Di samping itu, mengurangi kemacetan lalu lintas menjadi seminimal mungkin karena kemacetan memang tidak bisa hilang sama sekali sebagai risiko kota metropolitan.
Jika kedua masalah itu bisa diatasi dengan baik, roda ekonomi akan berputar lebih cepat. Kerugian materi luar biasa besar akibat banjir dan kemacetan lalu lintas bisa beralih dimanfaatkan untuk menggerakkan perekonomian.
Gubernur silih berganti, semua pernah berjanji mengatasi banjir dan kemacetan, tetapi tinggal janji tanpa realisasi nyata. Masalah banjir dan kemacetan lalu lintas hanya diatasi secara parsial.
Jakarta merupakan provinsi kaya. Hal itu tecermin dari Anggaran Pendapatan dan Belanja Daerah (APBD). Pada 2024, APBD Jakarta sekitar Rp 85 triliun. Pada 2025, APBD meningkat menjadi Rp 91 triliun.
Dengan dana sebesar itu, Pemerintah Provinsi Jakarta bisa melakukan banyak hal. Apalagi, pembangunan Jakarta sebagai pusat ekonomi ditopang peran dan dukungan sektor swasta.
Dalam mengatasi banjir dan kemacetan lalu lintas, Jakarta tidak bisa berdiri sendiri. Sinkronisasi program, kerja sama, dan koordinasi harus dilakukan bersama Depok, Bogor, Tangerang, dan Bekasi.

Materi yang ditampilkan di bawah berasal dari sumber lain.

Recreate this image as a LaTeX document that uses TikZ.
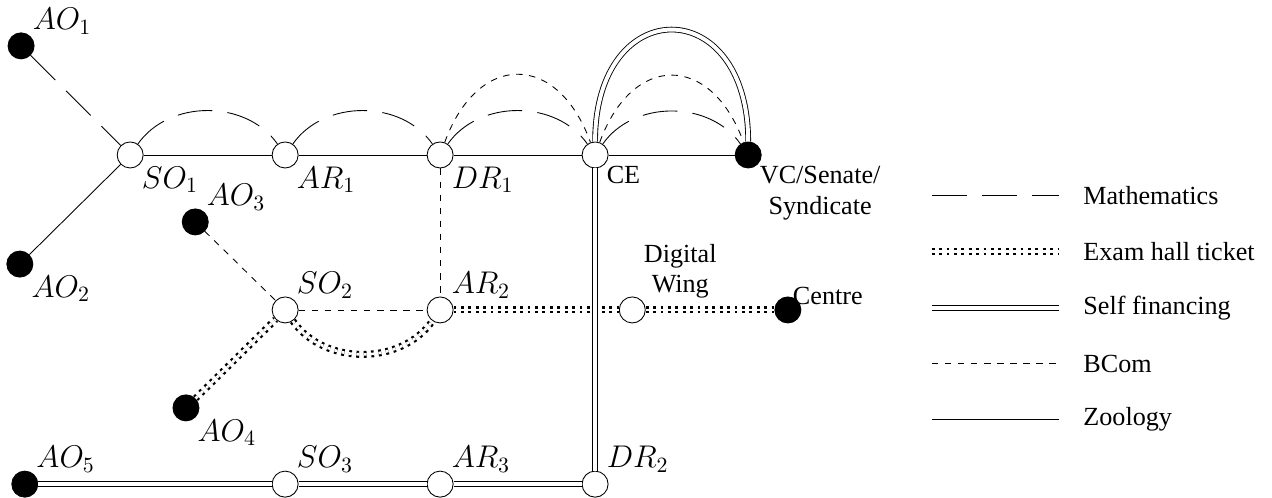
\documentclass[tikz,border=0pt]{standalone}
\usepackage{fontspec}
\setmainfont{Liberation Serif}
\usepackage{tikz}
\tikzset{
  offnode/.style={circle,draw=black,fill=white,minimum size=4.2mm,inner sep=0pt},
  onnode/.style={offnode,fill=black},
  every label/.style={font=\large,inner sep=0.8pt},
  mathlbl/.style={font=\fontsize{13.6}{16}\selectfont},
  mathsedge/.style={dash pattern=on 16pt off 7pt},
  examedge/.style={double,double distance=1.2pt,line width=1pt,dash pattern=on 1.3pt off 2.1pt},
  selfedge/.style={double,double distance=1.8pt},
  bcomedge/.style={dashed},
  zooedge/.style={solid},
  legtext/.style={anchor=west,font=\large,inner sep=0pt},
}

\begin{document}
\begin{tikzpicture}
  \useasboundingbox (0,0) rectangle (20.52,-8.02);
  % offices
  \node[onnode,label={[mathlbl]above right:$AO_1$}] (nAO1) at (0.34,-0.74) {};
  \node[offnode,label={[mathlbl]below right:$SO_1$}] (nSO1) at (2.1,-2.5) {};
  \node[onnode,label={[mathlbl]below right:$AO_2$}] (nAO2) at (0.32,-4.26) {};
  \node[offnode,label={[mathlbl]below right:$AR_1$}] (nAR1) at (4.6,-2.5) {};
  \node[offnode,label={[mathlbl]below right:$DR_1$}] (nDR1) at (7.1,-2.5) {};
  \node[offnode,label={below right:CE}] (nCE) at (9.6,-2.5) {};
  \node[onnode,label={[align=center]below right:{VC/Senate/\\Syndicate}}] (nVC) at (12.07,-2.5) {};
  \node[onnode,label={[mathlbl]above right:$AO_3$}] (nAO3) at (3.15,-3.58) {};
  \node[offnode,label={[mathlbl]above right:$SO_2$}] (nSO2) at (4.6,-5.0) {};
  \node[offnode,label={[mathlbl]above right:$AR_2$}] (nAR2) at (7.1,-5.0) {};
  \node[onnode,label={[mathlbl]below right:$AO_4$}] (nAO4) at (3.0,-6.58) {};
  \node[offnode,label={[align=center]above right:{Digital\\Wing}}] (nDW) at (10.2,-5.0) {};
  \node[onnode,label={[label distance=-1.5mm]above right:Centre}] (nCen) at (12.71,-5.0) {};
  \node[onnode,label={[mathlbl]above right:$AO_5$}] (nAO5) at (0.4,-7.81) {};
  \node[offnode,label={[mathlbl]above right:$SO_3$}] (nSO3) at (4.6,-7.81) {};
  \node[offnode,label={[mathlbl]above right:$AR_3$}] (nAR3) at (7.1,-7.81) {};
  \node[offnode,label={[mathlbl]above right:$DR_2$}] (nDR2) at (9.6,-7.81) {};
  % Zoology
  \draw[zooedge] (nSO1) -- (nAO2);
  \draw[zooedge] (nSO1) -- (nAR1);
  \draw[zooedge] (nAR1) -- (nDR1);
  \draw[zooedge] (nDR1) -- (nCE);
  \draw[zooedge] (nCE) -- (nVC);
  % Mathematics
  \draw[mathsedge] (nAO1) -- (nSO1);
  \draw[mathsedge] (nSO1) to[bend left=55] (nAR1);
  \draw[mathsedge] (nAR1) to[bend left=55] (nDR1);
  \draw[mathsedge] (nDR1) to[bend left=55] (nCE);
  \draw[mathsedge] (nCE) to[bend left=55] (nVC);
  % BCom
  \draw[bcomedge] (nDR1) -- (nAR2);
  \draw[bcomedge] (nAO3) -- (nSO2);
  \draw[bcomedge] (nSO2) -- (nAR2);
  \draw[bcomedge] (nDR1) to[bend left=70,looseness=1.7] (nCE);
  \draw[bcomedge] (nCE) to[bend left=70,looseness=1.7] (nVC);
  % Exam hall ticket
  \draw[examedge] (nAO4) -- (nSO2);
  \draw[examedge] (nSO2) to[bend right=55] (nAR2);
  \draw[examedge] (nAR2) -- (nDW);
  \draw[examedge] (nDW) -- (nCen);
  % Self financing
  \draw[selfedge] (nCE) -- (nDR2);
  \draw[selfedge] (nAO5) -- (nSO3);
  \draw[selfedge] (nSO3) -- (nAR3);
  \draw[selfedge] (nAR3) -- (nDR2);
  \draw[selfedge] (nCE) to[out=90,in=90,looseness=2.5] (nVC);
  % legend
  \coordinate (lgMa) at (15.03,-3.16);  \coordinate (lgMb) at (17.08,-3.16);
  \coordinate (lgEa) at (15.03,-4.06);  \coordinate (lgEb) at (17.08,-4.06);
  \coordinate (lgSa) at (15.03,-4.97);  \coordinate (lgSb) at (17.08,-4.97);
  \coordinate (lgBa) at (15.03,-5.87);  \coordinate (lgBb) at (17.08,-5.87);
  \coordinate (lgZa) at (15.03,-6.77);  \coordinate (lgZb) at (17.08,-6.77);
  \draw[mathsedge] (lgMa) -- (lgMb);
  \draw[examedge] (lgEa) -- (lgEb);
  \draw[selfedge] (lgSa) -- (lgSb);
  \draw[bcomedge] (lgBa) -- (lgBb);
  \draw[zooedge] (lgZa) -- (lgZb);
  \node[legtext] (tMaths) at (17.47,-3.16) {Mathematics};
  \node[legtext] (tExam) at (17.47,-4.06) {Exam hall ticket};
  \node[legtext] (tSelf) at (17.47,-4.97) {Self financing};
  \node[legtext] (tBCom) at (17.47,-5.87) {BCom};
  \node[legtext] (tZoo) at (17.47,-6.77) {Zoology};
\end{tikzpicture}
\end{document}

Selama ini, koordinasi dengan kota-kota itu tidak bisa berjalan baik. Ada peran Jawa Barat dan Banten yang memperpanjang rantai birokrasi.
Warga Jakarta telah memutuskan untuk memilih pasangan Pramono Anung dan Rano Karno sebagai gubernur dan wakil gubernur. Kita tunggu gebrakan Mas Pram dan Bang Doel dalam menyelesaikan dan menuntaskan masalah klasik Jakarta ini.